Afrika kıtası, sahip olduğu zengin kaynaklara rağmen hâlâ dış yardımlara bağımlı bir yapı içinde varlığını sürdürüyor. Oysa bu durum bir zorunluluk değil, alınan politik kararların bir sonucu. Kıta, geleceğin enerji dönüşümünde kritik rol oynayacak dünya çapındaki en büyük maden rezervlerinin üzerinde oturuyor. Bu potansiyel doğru şekilde değerlendirildiğinde, Afrika’nın dış yardıma ihtiyacı kalmayacak.

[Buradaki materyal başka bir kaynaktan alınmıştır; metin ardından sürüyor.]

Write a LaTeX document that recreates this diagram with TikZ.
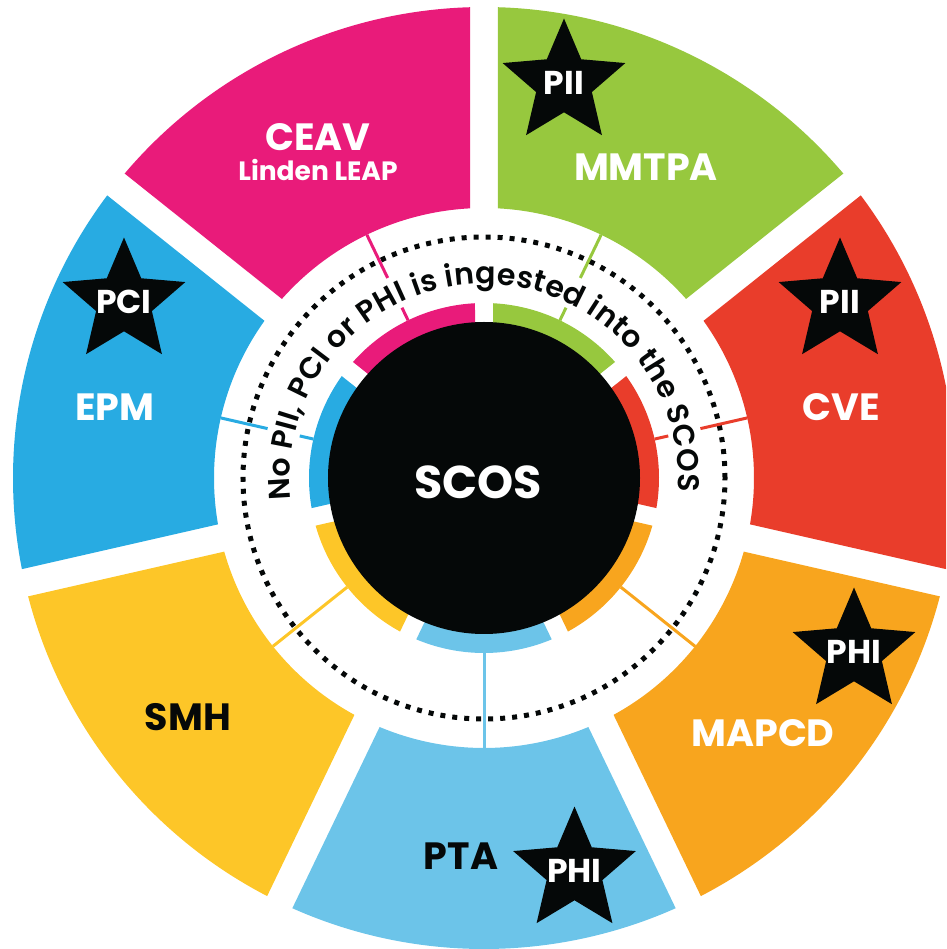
\documentclass[tikz,border=0pt]{standalone}
\usepackage{fontspec}
\setmainfont{Poppins}
\IfFontExistsTF{Poppins SemiBold}{\newfontfamily\arcfam{Poppins SemiBold}}{\newcommand\arcfam{\bfseries}}
\usetikzlibrary{shapes.geometric,decorations.text}
\definecolor{cpink}{HTML}{E91B7A}
\definecolor{cgreen}{HTML}{97C83E}
\definecolor{cred}{HTML}{E93D2B}
\definecolor{corange}{HTML}{F8A51E}
\definecolor{cltblue}{HTML}{6CC4E9}
\definecolor{cyellow}{HTML}{FDC628}
\definecolor{cblue}{HTML}{28ABE2}
\definecolor{cblack}{HTML}{050808}
\newcommand\mkarcfont{\fontsize{30}{30}\selectfont\arcfam}
\begin{document}
\begin{tikzpicture}[x=1pt,y=1pt,
  lab/.style={font=\fontsize{38}{38}\selectfont\bfseries, text=white, inner sep=0pt},
  darklab/.style={lab, text=cblack},
  sublab/.style={font=\fontsize{26.5}{26.5}\selectfont\bfseries, text=white, inner sep=0pt},
  starbox/.style={star, star points=5, star point ratio=2.2, fill=cblack, minimum size=129pt, inner sep=0pt},
  startext/.style={font=\fontsize{33}{33}\selectfont\bfseries, text=white, inner sep=0pt},
  conn/.style={line width=3pt}]
\useasboundingbox (-484,-471) rectangle (462,478);
\clip (-484,-471) rectangle (462,478);
% outer sectors and inner arcs
\foreach \i/\col in {0/cpink,1/cblue,2/cyellow,3/cltblue,4/corange,5/cred,6/cgreen} {
  \pgfmathsetmacro\aa{90+\i*360/7}
  \pgfmathsetmacro\ab{\aa+360/7}
  \pgfmathsetmacro\am{\aa+180/7}
  \fill[\col] (\aa+1.70:471) arc[start angle=\aa+1.70, end angle=\ab-1.70, radius=471]
     -- (\ab-2.97:270) arc[start angle=\ab-2.97, end angle=\aa+2.97, radius=270] -- cycle;
  \fill[\col] (\aa+2.95:175) arc[start angle=\aa+2.95, end angle=\ab-2.95, radius=175]
     -- (\ab-3.44:150) arc[start angle=\ab-3.44, end angle=\aa+3.44, radius=150] -- cycle;
  \coordinate (ci\i) at (\am:175);
  \coordinate (ca\i) at (\am:189);
  \coordinate (cb\i) at (\am:222);
  \coordinate (co\i) at (\am:270);
}
% dotted circle
\draw[cblack, line width=5pt, dash pattern=on 5pt off 7pt] (0,0) circle[radius=241];
% connectors
\draw[conn, cpink] (ci0) -- (ca0) (cb0) -- (co0);
\draw[conn, cblue] (ci1) -- (ca1) (cb1) -- (co1);
\draw[conn, cyellow] (ci2) -- (co2);
\draw[conn, cltblue] (ci3) -- (co3);
\draw[conn, corange] (ci4) -- (co4);
\draw[conn, cred] (ci5) -- (ca5) (cb5) -- (co5);
\draw[conn, cgreen] (ci6) -- (ca6) (cb6) -- (co6);
% centre
\fill[cblack] (0,0) circle[radius=156];
\node[lab, font=\fontsize{46}{46}\selectfont\bfseries] (scos) at (-6,-4) {SCOS};
% curved text
\path[decorate, decoration={text along path, text color=cblack, text align=fit to path,
   text={|\mkarcfont|No PII, PCI or PHI is ingested into the SCOS}}]
   (186.5:194) arc[start angle=186.5, end angle=-4.1, radius=194];
% labels
\node[lab] (ceav) at (-166,341) {CEAV};
\node[sublab] (linden) at (-166,308) {Linden LEAP};
\node[lab] (mmtpa) at (162,311) {MMTPA};
\node[lab] (cve) at (357,71) {CVE};
\node[lab] (epm) at (-369,71) {EPM};
\node[darklab] (smh) at (-296,-239) {SMH};
\node[lab] (mapcd) at (279,-255) {MAPCD};
\node[darklab] (pta) at (-23,-378) {PTA};
% stars
\node[starbox] (s1) at (80,395) {};
\node[startext] at (s1.center) {PII};
\node[starbox] (s2) at (356,176) {};
\node[startext] at (s2.center) {PII};
\node[starbox] (s3) at (-360,176) {};
\node[startext] at (s3.center) {PCI};
\node[starbox] (s4) at (370,-174) {};
\node[startext] at (s4.center) {PHI};
\node[starbox] (s5) at (90.5,-393) {};
\node[startext] at (s5.center) {PHI};
\end{tikzpicture}
\end{document}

2024’TE ABD YARDIMININ ÜÇTE BİRİ AFRİKA’YA GİTTİ
2024 yılında Amerika Birleşik Devletleri tarafından sağlanan 41 milyar dolarlık dış yardımın yaklaşık üçte biri Afrika’ya yönlendirildi. Bu yardım; sağlık, eğitim ve sanitasyon gibi çeşitli alanları desteklemeye yönelikti. Ancak yardım kuruluşlarının uyarıları ve askıya alınan programlara yönelik endişeler, asıl sorunun üzerini örtüyor: Afrika’nın kalkınma modeli dışa bağımlılıkla sınırlı kalıyor.
KAYNAKLARIN DEĞERİ KITA İÇİNDE TUTULMALI
Afrika ülkeleri, sahip oldukları madenlerin işlenmesi ve bu süreçten elde edilen katma değerin dışa değil, kendi halklarına dönmesiyle ekonomik bağımsızlıklarını kazanabilirler. Yardım bağımlılığından kurtulmanın anahtarı da tam olarak bu: Minerallerin sadece çıkarılmasını değil, aynı zamanda işlenmesini ve nihai ürünlere dönüştürülmesini de kendi topraklarında gerçekleştirmek.
Kobalt, lityum, nadir toprak elementleri gibi kritik mineraller, enerji dönüşümü ve teknolojik gelişim açısından büyük öneme sahip. Bu kaynaklar, elektrikli araçlardan yenilenebilir enerji sistemlerine kadar birçok alanda temel girdileri oluşturuyor. Afrika’nın bu değerli madenleriyle küresel ekonomide söz sahibi olması, kıtayı yardım alan değil, karar veren bir aktöre dönüştürebilir.